**Work instructions**: Return only those lines from the line containing "Generate a Python" to the line containing "wavelength = list(range(350, 801, 3))", both included, and please omit the pictures.
--- begin ---
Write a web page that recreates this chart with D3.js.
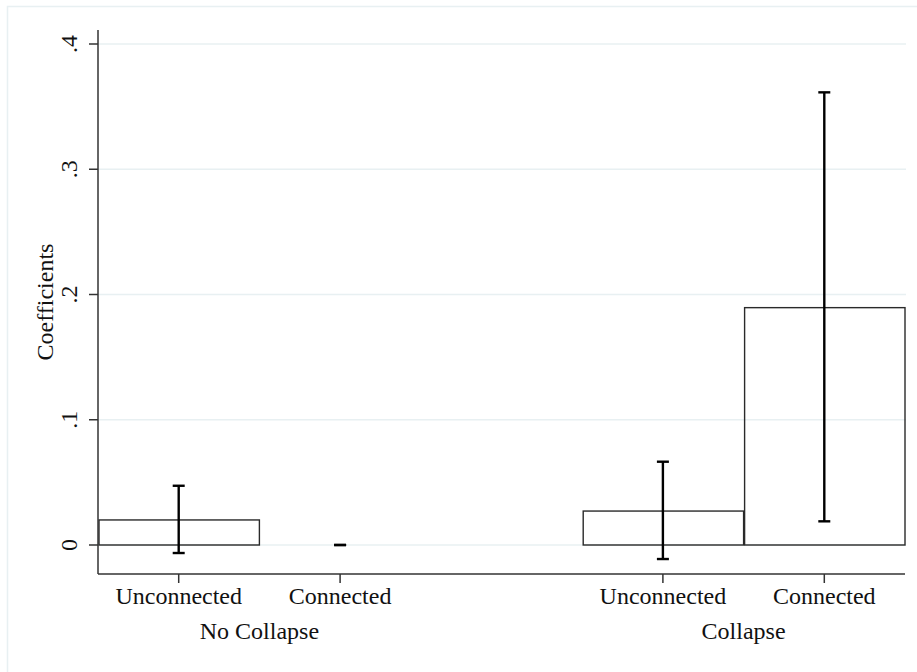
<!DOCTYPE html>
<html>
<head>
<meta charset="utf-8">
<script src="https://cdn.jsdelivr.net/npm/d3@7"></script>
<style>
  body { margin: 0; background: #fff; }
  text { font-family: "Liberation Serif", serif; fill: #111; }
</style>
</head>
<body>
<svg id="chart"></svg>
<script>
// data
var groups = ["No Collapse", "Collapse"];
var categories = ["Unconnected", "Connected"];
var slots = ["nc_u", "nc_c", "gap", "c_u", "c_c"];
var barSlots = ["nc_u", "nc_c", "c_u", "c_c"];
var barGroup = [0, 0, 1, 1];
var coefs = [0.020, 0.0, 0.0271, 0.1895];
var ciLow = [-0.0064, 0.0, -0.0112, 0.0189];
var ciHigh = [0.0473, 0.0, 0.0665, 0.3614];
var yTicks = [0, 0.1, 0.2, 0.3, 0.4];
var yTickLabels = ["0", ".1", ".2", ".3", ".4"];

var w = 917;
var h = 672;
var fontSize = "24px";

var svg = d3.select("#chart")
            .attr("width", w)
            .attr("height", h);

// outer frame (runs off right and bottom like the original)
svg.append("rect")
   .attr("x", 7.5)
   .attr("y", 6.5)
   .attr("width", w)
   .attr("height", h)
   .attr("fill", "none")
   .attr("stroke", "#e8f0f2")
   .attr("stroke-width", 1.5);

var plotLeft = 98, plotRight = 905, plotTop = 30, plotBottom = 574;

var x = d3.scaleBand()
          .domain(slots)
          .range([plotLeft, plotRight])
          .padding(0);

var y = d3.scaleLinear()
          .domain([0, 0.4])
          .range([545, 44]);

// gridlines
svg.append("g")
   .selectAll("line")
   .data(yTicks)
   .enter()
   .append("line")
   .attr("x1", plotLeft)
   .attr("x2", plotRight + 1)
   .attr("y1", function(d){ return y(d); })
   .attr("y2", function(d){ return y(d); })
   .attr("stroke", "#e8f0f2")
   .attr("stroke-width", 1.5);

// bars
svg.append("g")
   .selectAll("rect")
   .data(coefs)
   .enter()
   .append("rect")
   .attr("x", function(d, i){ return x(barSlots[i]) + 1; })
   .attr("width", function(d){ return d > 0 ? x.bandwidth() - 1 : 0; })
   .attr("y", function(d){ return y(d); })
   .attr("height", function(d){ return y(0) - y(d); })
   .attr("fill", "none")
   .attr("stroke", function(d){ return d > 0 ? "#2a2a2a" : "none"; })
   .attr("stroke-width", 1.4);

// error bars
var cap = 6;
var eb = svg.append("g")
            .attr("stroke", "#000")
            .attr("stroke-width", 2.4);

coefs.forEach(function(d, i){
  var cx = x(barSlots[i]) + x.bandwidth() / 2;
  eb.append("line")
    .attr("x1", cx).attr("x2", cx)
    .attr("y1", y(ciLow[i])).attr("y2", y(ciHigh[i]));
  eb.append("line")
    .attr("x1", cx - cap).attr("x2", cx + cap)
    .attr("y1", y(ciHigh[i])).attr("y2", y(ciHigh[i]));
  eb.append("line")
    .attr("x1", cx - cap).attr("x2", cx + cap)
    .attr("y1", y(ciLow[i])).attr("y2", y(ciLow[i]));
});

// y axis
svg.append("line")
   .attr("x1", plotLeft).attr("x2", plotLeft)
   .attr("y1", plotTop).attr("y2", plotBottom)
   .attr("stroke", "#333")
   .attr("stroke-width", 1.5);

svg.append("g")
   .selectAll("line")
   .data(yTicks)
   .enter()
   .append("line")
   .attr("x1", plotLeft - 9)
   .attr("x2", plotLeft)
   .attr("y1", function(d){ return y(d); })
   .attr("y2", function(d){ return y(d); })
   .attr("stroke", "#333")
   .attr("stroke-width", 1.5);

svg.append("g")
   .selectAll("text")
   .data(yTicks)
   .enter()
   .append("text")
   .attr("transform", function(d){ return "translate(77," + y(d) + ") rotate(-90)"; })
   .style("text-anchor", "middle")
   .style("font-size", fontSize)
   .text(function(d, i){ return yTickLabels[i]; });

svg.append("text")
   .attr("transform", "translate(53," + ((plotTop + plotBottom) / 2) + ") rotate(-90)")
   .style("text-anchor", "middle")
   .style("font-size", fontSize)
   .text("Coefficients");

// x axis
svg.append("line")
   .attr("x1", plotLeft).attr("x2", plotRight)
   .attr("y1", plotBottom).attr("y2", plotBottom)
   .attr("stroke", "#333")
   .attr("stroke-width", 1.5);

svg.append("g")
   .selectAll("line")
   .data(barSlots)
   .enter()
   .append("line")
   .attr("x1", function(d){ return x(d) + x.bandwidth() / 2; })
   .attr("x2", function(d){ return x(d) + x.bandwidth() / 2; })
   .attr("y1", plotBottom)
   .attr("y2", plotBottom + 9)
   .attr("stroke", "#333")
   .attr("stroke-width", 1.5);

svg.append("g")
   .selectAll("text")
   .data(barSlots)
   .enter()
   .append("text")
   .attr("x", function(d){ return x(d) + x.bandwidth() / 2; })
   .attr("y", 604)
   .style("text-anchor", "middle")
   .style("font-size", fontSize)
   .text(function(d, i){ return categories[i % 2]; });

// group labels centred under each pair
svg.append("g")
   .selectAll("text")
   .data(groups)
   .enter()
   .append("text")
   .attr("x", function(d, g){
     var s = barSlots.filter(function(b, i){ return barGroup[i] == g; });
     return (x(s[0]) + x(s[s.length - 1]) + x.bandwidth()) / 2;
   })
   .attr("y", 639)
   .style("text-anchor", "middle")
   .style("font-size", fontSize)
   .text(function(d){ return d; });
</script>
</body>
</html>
--- end ---
--- begin ---
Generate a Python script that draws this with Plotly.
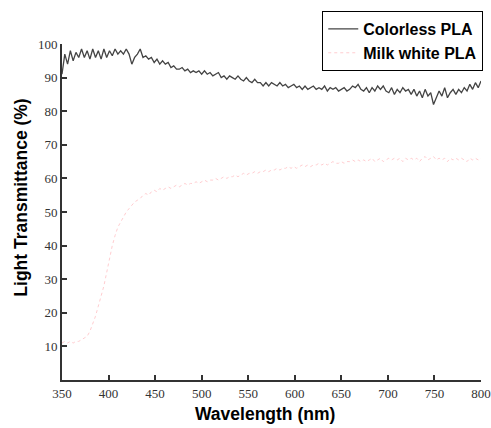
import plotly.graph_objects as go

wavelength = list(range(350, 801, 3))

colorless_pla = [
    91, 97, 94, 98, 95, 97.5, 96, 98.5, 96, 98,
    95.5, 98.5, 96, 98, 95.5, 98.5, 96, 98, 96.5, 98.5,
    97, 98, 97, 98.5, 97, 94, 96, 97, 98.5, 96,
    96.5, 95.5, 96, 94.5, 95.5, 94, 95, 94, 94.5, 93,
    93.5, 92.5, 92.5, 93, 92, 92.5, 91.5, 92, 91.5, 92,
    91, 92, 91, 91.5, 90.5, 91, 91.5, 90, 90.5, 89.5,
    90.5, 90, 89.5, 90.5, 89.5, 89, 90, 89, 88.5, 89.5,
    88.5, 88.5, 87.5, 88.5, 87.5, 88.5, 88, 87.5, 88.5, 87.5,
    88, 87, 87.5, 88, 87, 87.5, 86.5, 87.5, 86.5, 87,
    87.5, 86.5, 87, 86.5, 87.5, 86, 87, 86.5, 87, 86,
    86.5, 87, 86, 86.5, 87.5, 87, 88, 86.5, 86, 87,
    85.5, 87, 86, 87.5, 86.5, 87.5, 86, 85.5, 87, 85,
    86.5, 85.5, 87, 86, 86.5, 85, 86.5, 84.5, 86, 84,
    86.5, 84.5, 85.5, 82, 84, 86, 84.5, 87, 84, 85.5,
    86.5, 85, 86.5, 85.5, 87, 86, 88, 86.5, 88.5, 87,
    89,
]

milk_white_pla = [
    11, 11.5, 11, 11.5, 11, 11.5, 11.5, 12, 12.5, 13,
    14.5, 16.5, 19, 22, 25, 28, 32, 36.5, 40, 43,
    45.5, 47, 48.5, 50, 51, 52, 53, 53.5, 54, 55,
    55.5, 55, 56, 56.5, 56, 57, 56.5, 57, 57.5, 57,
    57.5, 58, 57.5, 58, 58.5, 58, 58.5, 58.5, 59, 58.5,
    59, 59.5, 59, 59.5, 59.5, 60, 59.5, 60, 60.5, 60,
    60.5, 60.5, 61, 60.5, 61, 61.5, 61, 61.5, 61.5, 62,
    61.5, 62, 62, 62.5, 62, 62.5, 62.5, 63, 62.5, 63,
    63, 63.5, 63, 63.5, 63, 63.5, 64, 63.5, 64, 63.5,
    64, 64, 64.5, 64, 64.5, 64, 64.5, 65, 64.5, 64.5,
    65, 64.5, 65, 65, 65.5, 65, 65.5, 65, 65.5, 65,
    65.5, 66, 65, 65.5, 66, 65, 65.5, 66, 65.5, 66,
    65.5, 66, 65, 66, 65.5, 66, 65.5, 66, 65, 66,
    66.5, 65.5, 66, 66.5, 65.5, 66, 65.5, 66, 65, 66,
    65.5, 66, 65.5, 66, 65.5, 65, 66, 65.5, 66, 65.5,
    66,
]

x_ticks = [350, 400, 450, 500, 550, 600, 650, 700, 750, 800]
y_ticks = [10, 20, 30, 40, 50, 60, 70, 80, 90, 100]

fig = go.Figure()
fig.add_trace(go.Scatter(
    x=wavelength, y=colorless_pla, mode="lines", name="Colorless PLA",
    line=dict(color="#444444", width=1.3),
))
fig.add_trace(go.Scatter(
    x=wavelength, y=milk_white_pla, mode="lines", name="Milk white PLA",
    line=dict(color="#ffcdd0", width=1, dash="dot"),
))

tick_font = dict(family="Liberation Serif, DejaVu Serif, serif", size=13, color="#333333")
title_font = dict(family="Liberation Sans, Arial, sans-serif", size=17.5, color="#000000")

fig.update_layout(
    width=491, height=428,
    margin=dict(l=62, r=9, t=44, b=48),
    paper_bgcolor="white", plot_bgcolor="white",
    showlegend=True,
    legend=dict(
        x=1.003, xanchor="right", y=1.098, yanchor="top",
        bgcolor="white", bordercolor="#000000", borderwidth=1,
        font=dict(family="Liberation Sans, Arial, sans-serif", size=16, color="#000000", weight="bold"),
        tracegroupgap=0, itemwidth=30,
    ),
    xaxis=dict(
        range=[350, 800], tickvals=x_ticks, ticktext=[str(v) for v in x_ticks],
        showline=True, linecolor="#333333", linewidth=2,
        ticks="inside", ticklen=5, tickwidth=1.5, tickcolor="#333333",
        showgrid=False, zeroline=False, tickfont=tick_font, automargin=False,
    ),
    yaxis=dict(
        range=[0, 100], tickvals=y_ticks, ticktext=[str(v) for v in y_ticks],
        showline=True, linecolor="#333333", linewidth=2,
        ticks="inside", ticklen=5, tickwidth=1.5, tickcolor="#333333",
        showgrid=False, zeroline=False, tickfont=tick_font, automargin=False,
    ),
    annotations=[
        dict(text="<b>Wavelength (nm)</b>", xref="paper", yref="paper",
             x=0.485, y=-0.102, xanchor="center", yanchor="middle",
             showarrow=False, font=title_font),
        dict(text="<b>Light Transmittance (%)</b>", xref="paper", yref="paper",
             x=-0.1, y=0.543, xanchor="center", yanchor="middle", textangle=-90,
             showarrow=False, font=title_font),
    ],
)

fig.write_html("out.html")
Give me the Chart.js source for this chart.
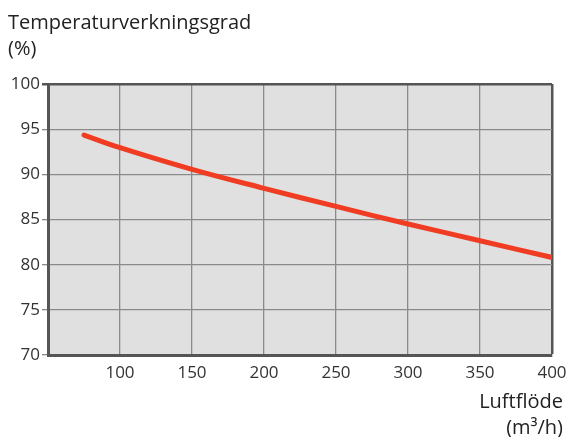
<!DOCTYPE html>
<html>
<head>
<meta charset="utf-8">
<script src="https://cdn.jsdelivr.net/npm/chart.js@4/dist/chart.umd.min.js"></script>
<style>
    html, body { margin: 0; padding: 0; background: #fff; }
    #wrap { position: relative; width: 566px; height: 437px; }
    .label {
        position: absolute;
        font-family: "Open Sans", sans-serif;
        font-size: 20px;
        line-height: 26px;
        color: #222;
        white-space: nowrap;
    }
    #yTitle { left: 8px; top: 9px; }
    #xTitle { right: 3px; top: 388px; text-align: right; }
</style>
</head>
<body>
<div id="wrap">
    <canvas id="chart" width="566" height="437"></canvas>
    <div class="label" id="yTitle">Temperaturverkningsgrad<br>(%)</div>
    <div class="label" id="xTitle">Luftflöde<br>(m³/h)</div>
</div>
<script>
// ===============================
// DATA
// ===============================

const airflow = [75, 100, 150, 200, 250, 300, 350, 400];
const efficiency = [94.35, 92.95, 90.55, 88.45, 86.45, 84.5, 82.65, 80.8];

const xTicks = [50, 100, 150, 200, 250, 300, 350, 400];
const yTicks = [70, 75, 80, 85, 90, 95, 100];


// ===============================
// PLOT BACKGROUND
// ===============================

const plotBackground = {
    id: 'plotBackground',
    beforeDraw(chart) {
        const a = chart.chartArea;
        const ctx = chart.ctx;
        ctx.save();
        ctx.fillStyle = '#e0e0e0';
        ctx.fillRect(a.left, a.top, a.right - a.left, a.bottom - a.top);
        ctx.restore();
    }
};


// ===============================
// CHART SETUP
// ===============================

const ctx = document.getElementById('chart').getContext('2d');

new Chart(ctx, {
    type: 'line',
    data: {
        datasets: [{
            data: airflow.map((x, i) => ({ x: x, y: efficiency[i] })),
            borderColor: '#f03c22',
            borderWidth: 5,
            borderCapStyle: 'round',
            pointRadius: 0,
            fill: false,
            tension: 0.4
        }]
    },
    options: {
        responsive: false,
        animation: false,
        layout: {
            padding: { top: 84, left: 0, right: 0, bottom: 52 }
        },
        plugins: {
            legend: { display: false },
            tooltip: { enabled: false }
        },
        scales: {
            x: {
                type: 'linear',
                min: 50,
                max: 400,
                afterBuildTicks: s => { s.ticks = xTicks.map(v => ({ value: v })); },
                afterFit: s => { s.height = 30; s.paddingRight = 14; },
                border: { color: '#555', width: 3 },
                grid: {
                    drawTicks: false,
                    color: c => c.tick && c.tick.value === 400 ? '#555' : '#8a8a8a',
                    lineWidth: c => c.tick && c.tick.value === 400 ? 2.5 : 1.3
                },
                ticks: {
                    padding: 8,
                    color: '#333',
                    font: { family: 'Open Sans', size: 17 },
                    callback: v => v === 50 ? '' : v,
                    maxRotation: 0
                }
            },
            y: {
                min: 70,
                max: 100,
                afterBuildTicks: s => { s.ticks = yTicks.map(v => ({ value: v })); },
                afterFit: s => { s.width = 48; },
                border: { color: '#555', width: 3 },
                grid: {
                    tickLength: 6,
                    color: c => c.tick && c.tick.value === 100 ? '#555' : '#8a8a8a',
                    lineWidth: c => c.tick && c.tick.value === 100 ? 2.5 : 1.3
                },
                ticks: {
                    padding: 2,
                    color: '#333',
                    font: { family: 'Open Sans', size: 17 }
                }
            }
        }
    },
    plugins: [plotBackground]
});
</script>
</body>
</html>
--- end ---
--- begin ---
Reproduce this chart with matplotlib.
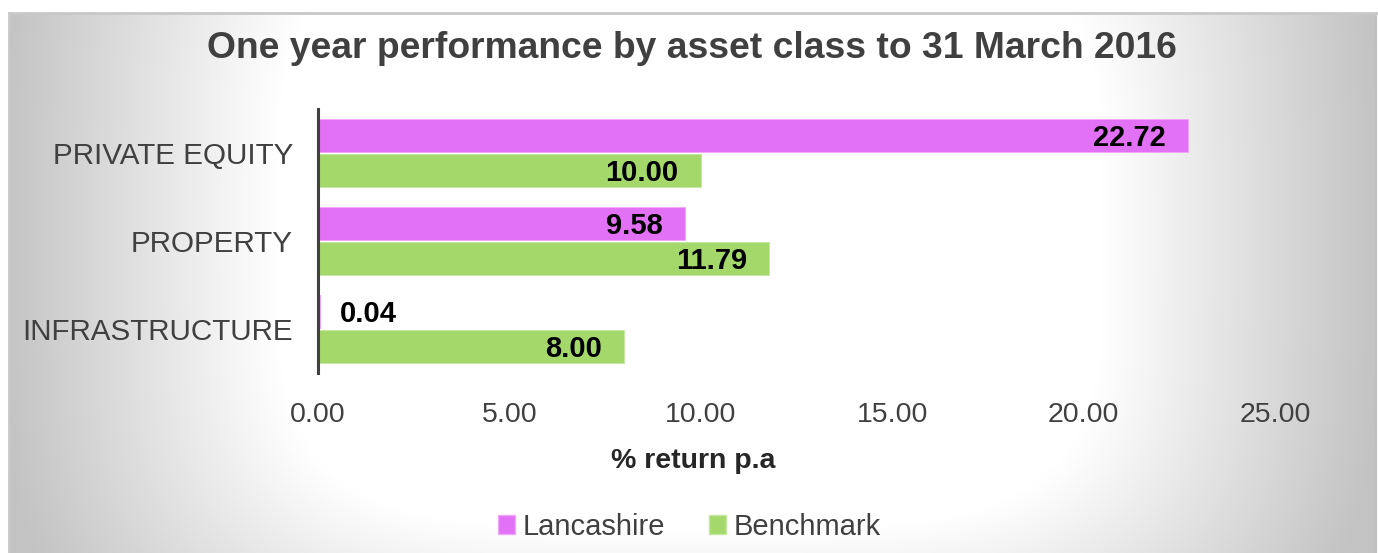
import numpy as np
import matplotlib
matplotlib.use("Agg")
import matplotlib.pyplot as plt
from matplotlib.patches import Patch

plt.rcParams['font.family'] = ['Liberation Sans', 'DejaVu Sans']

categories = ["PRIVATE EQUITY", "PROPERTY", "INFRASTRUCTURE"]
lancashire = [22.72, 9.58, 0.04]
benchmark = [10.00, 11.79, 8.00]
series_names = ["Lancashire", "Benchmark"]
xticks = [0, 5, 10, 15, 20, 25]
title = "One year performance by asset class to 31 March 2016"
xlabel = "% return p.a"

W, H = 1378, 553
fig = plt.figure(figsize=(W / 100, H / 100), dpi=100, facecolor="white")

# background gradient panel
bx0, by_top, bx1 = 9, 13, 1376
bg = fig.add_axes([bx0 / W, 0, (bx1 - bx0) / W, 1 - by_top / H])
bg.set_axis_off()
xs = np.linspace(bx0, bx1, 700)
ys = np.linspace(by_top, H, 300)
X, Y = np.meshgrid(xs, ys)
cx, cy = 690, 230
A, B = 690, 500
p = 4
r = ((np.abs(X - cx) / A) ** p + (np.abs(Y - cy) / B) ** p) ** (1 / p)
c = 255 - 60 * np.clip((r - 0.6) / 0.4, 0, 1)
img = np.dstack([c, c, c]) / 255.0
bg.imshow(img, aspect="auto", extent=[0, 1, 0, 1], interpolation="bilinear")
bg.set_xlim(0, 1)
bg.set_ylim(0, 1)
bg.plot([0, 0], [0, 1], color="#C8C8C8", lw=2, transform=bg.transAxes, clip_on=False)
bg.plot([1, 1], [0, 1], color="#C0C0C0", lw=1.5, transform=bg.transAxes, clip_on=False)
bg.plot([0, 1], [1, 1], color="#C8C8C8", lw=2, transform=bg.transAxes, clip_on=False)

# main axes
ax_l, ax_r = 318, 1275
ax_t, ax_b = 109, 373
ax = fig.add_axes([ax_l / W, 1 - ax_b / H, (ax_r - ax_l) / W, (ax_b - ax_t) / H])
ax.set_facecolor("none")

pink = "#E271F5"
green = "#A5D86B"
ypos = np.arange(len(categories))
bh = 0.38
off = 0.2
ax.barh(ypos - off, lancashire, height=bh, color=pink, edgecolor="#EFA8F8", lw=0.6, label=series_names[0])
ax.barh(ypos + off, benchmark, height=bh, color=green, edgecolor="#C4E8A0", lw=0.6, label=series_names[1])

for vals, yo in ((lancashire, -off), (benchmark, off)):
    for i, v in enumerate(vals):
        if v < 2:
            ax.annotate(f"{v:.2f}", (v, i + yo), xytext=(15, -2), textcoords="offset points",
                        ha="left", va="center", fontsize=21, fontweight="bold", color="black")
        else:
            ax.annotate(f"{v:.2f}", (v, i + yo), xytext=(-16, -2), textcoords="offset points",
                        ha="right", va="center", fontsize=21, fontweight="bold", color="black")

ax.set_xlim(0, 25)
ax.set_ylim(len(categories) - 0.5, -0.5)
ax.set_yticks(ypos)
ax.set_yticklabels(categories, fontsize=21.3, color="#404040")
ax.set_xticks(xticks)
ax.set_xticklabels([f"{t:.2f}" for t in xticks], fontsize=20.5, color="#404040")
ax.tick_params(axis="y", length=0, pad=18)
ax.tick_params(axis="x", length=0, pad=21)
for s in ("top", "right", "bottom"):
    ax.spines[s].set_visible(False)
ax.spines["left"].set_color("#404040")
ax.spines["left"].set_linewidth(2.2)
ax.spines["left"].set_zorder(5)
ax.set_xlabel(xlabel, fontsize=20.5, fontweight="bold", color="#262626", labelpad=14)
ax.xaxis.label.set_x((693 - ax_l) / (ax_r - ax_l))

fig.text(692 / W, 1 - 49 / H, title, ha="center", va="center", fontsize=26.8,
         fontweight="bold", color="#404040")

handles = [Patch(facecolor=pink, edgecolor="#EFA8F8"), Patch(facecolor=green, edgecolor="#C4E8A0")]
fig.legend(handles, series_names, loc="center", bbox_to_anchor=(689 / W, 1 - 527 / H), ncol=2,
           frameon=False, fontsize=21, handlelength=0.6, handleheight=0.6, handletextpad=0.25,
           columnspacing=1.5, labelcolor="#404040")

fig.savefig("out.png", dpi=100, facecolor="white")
--- end ---
**Answer to the problem**:
Generate a Python script that draws this with Plotly.
import plotly.graph_objects as go

wavelength = list(range(350, 801, 3))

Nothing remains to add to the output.